Maxwell Hill (Bukit Larut)
Government Land Rovers depart every hour from the base station, carrying visitors up a narrow road built in 1884. The 45-minute ride passes giant ferns and pitcher plants clinging to mossy banks in the 1,036-meter-high cloud forest. Stay overnight at Cendana Bungalow to hear dusky leaf monkeys calling at sunrise through the mist. Pack a sweater—temperatures drop to 16°C, and afternoon showers drench the hiking trails daily. Clear mornings reveal Penang Island floating on the Strait of Malacca 40 km northwest.
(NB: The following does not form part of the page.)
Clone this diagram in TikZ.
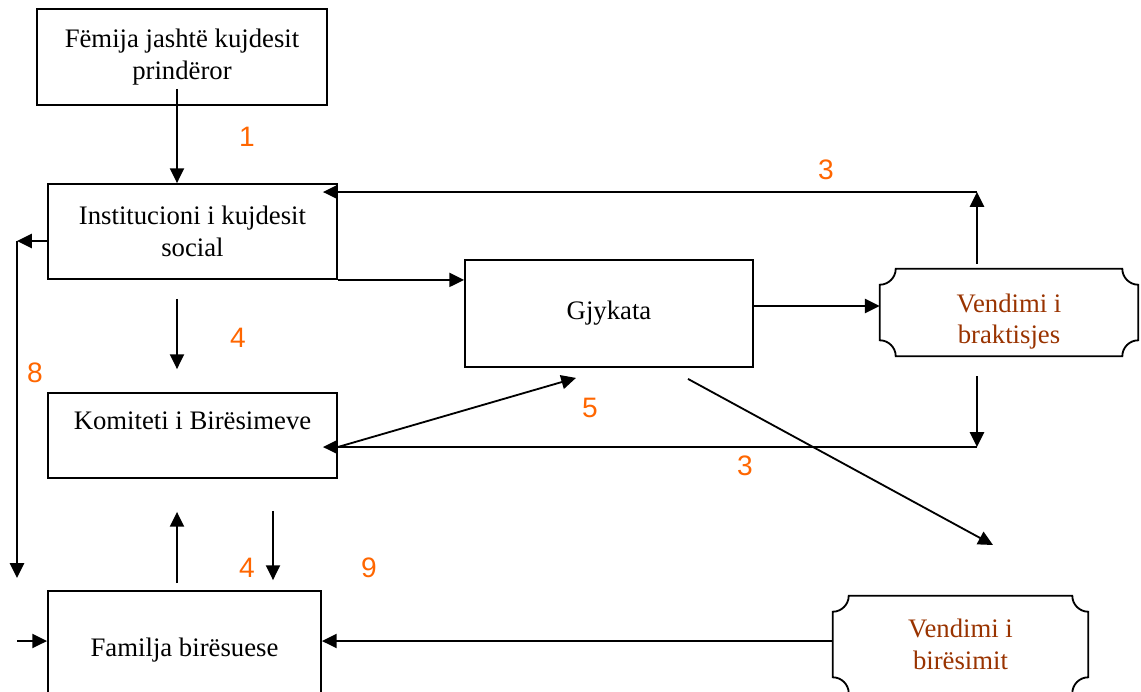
\documentclass[tikz,border=0pt]{standalone}
\usepackage{fontspec}
\setmainfont{Liberation Serif}
\newfontfamily\numfont{Liberation Sans}
\usetikzlibrary{arrows.meta,calc}
\definecolor{numorange}{HTML}{FF6600}
\definecolor{decbrown}{HTML}{993300}
\def\px{0.025cm}
\def\notchR{16}
\def\notchK{8.8}
\newcommand\notchframe[1]{%
 \draw[boxline] ($(#1.north west)+(\notchR,0)$) -- ($(#1.north east)+(-\notchR,0)$)
 .. controls ($(#1.north east)+(-\notchR,\notchK)$) and ($(#1.north east)+(-\notchK,\notchR)$) .. ($(#1.north east)+(0,\notchR)$)
 -- ($(#1.south east)+(0,-\notchR)$)
 .. controls ($(#1.south east)+(-\notchK,-\notchR)$) and ($(#1.south east)+(-\notchR,-\notchK)$) .. ($(#1.south east)+(-\notchR,0)$)
 -- ($(#1.south west)+(\notchR,0)$)
 .. controls ($(#1.south west)+(\notchR,-\notchK)$) and ($(#1.south west)+(\notchK,-\notchR)$) .. ($(#1.south west)+(0,-\notchR)$)
 -- ($(#1.north west)+(0,\notchR)$)
 .. controls ($(#1.north west)+(\notchK,\notchR)$) and ($(#1.north west)+(\notchR,\notchK)$) .. cycle;}
\tikzset{
 boxline/.style={line width=1.3pt},
 txt/.style={align=center, inner sep=0pt, font=\fontsize{19}{22.5}\selectfont},
 box/.style={boxline, draw, rectangle, inner sep=0pt, align=center, font=\fontsize{19}{22.5}\selectfont},
 dec/.style={rectangle, inner sep=0pt, align=center, text=decbrown, font=\fontsize{19}{22.5}\selectfont},
 arr/.style={line width=1.3pt, -{Triangle[length=10.5pt,width=10pt]}},
 num/.style={text=numorange, font=\numfont\fontsize{20}{24}\selectfont, inner sep=0pt},
}
\begin{document}
\begin{tikzpicture}[x=0.025cm,y=-0.025cm]
\useasboundingbox (0,0) rectangle (1141,691);
\clip (0,0) rectangle (1141,691);
% boxes
\node[box, minimum width=290*\px, minimum height=96*\px] (fem) at (182,57) {Fëmija jashtë kujdesit\\prindëror};
\node[box, minimum width=289*\px, minimum height=95*\px] (inst) at (192.5,231.5) {Institucioni i kujdesit\\social};
\node[box, minimum width=289*\px, minimum height=85*\px,
      label={[txt, yshift=10.6pt]center:Komiteti i Birësimeve}] (kom) at (192.5,435.5) {};
\node[box, minimum width=273*\px, minimum height=118*\px] (fam) at (184.5,650) {Familja birësuese};
\node[box, minimum width=288*\px, minimum height=107*\px] (gj) at (609,313.5) {Gjykata};
\node[dec, minimum width=258*\px, minimum height=87*\px,
      label={[txt, text=decbrown, yshift=-6.4pt]center:Vendimi i\\braktisjes}] (vb) at (1009,312.5) {};
\notchframe{vb}
\node[dec, minimum width=255*\px, minimum height=97*\px] (vbi) at (960.5,644.5) {Vendimi i\\birësimit};
\notchframe{vbi}
% connectors
\draw[arr] ($(fem.south)+(-5,-17)$) -- ($(inst.north)+(-15.5,0)$);
\node[num] (n1) at (247,137) {1};
\draw[arr] (inst.south east) -- (inst.south east -| gj.west);
\coordinate (L1) at (17,241);
\coordinate (L2) at (17,578);
\draw[arr] (inst.west |- L1) -- (L1);
\draw[arr] (L1) -- (L2);
\node[num] (n8) at (35,373) {8};
\draw[arr] ($(inst.south)+(-15.5,19)$) -- ($(kom.north)+(-15.5,-23)$);
\node[num] (n4a) at (238,338) {4};
\coordinate (T) at (977,192);
\draw[arr] ($(vb.north)+(-32,-5)$) -- (T);
\draw[arr] (T) -- ($(inst.east |- T)+(-15,0)$);
\node[num] (n3a) at (826,170) {3};
\coordinate (G) at (0,306);
\draw[arr] (gj.east |- G) -- (vb.west |- G);
\coordinate (B) at (977,447);
\draw[arr] ($(vb.south)+(-32,20)$) -- (B);
\draw[arr] (B) -- ($(kom.east |- B)+(-15,0)$);
\draw[arr] (kom.east |- B) -- ($(gj.south)+(-33,10)$);
\node[num] (n5) at (590,408) {5};
\node[num] (n3b) at (745,466) {3};
\coordinate (D) at (993,545);
\draw[arr] ($(gj.south)+(79,11)$) -- (D);
\draw[arr] ($(fam.north)+(-7.5,-7)$) -- ($(kom.south)+(-15.5,33)$);
\draw[arr] ($(kom.south)+(80.5,32)$) -- ($(fam.north)+(88.5,-10)$);
\node[num] (n4b) at (247,568) {4};
\node[num] (n9) at (369,568) {9};
\coordinate (F) at (17,641);
\draw[arr] (F) -- (fam.west |- F);
\draw[arr] (vbi.west |- F) -- (fam.east |- F);
\end{tikzpicture}
\end{document}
Taiping Zoo and Night Safari
Orangutans swing across ropes in a 2-acre enclosure, while Malayan tapirs wade through a mud wallow near the entrance. Join the 8:30 PM tram tour to see leopard cats stalking crickets under ultraviolet lights in the nocturnal section. Children toss bananas to elephants during the 11 AM feeding, and keepers explain how hippos’ sweat acts as natural sunscreen. Walk through the aviary tunnel as rhinoceros hornbills swoop over your head, their wings clapping loudly. Check the schedule for python handling sessions every Saturday at 3 PM.
All Saints’ Church
Carpenters built this Anglican church from cengal hardwood in 1886, using no nails in the vaulted ceiling’s interlocking beams. Sunlight filters through stained-glass panels depicting Saint Peter holding a key, shipped from Birmingham in 1890. Press the doorbell to enter on weekdays and see the original pipe organ with hand-pumped bellows still functioning. Read weathered gravestones in the churchyard, including one marking a Royal Air Force pilot who crashed in 1941. Attend the 9 AM Sunday service to hear hymns accompanied by the 125-year-old organ.
Antong Coffee Mill
Workers roast Liberica beans in iron woks over crackling firewood, filling the factory with smoke that seeps through its wooden walls. Join a free tour to watch them grind cooled beans with a 1950s German machine that rattles like a train. Buy vacuum-packed coffee for 12 MYR—the red label blend works best with stainless steel filters. Sip a sample cup at the entrance counter, noting the earthy aftertaste from the 20% Robusta mix. The mill once hired prisoners from the nearby jail to sort beans, a practice stopped in the 1970s.
Getting to Taiping
KTM trains from Kuala Lumpur arrive at the new station in 4 hours, passing through limestone karst landscapes near Ipoh. Buses from Penang’s Sungai Nibong terminal take 90 minutes via the North-South Expressway’s Kamunting exit. Taxis charge fixed rates from the train station—30 MYR to Kuala Sepetang, 25 MYR to Maxwell Hill’s base. Rent bicycles for 10 MYR per day from shops near the Lake Gardens entrance to explore the flat town center.
Eating in Taiping
Order wanton mee with char siu pork at Kedai Kopi Kong Thai on Jalan Taming Sari, served with chili paste made daily. Chew on tau sar pneah biscuits filled with sweet bean paste from Him Heang, a bakery operating since 1947. At Larut Matang Hawker Centre, try lor bak pork rolls dipped in spicy gravy and rice porridge with century eggs. Kuala Sepetang’s seafood restaurants serve butter prawns on plastic tables overlooking fishing boats unloading squid. Drink Antong coffee with condensed milk at 7 AM like locals do, paired with half-boiled eggs and toast.
Day Trips
Board a Kuala Sepetang riverboat at 7 PM to watch fireflies synchronize their flashes in the berembang trees—trips cost 20 MYR and last 45 minutes. Walk the Matang Mangrove Reserve’s 300-meter boardwalk at low tide to spot mudskippers battling in tidal pools. Drive 40 minutes to Ipoh for salted chicken rice at Lou Wong or murals on Jalan Masjid. Swim in Burmese Pool’s spring-fed waters, 6 km from town, where families picnic under angsana trees on weekends.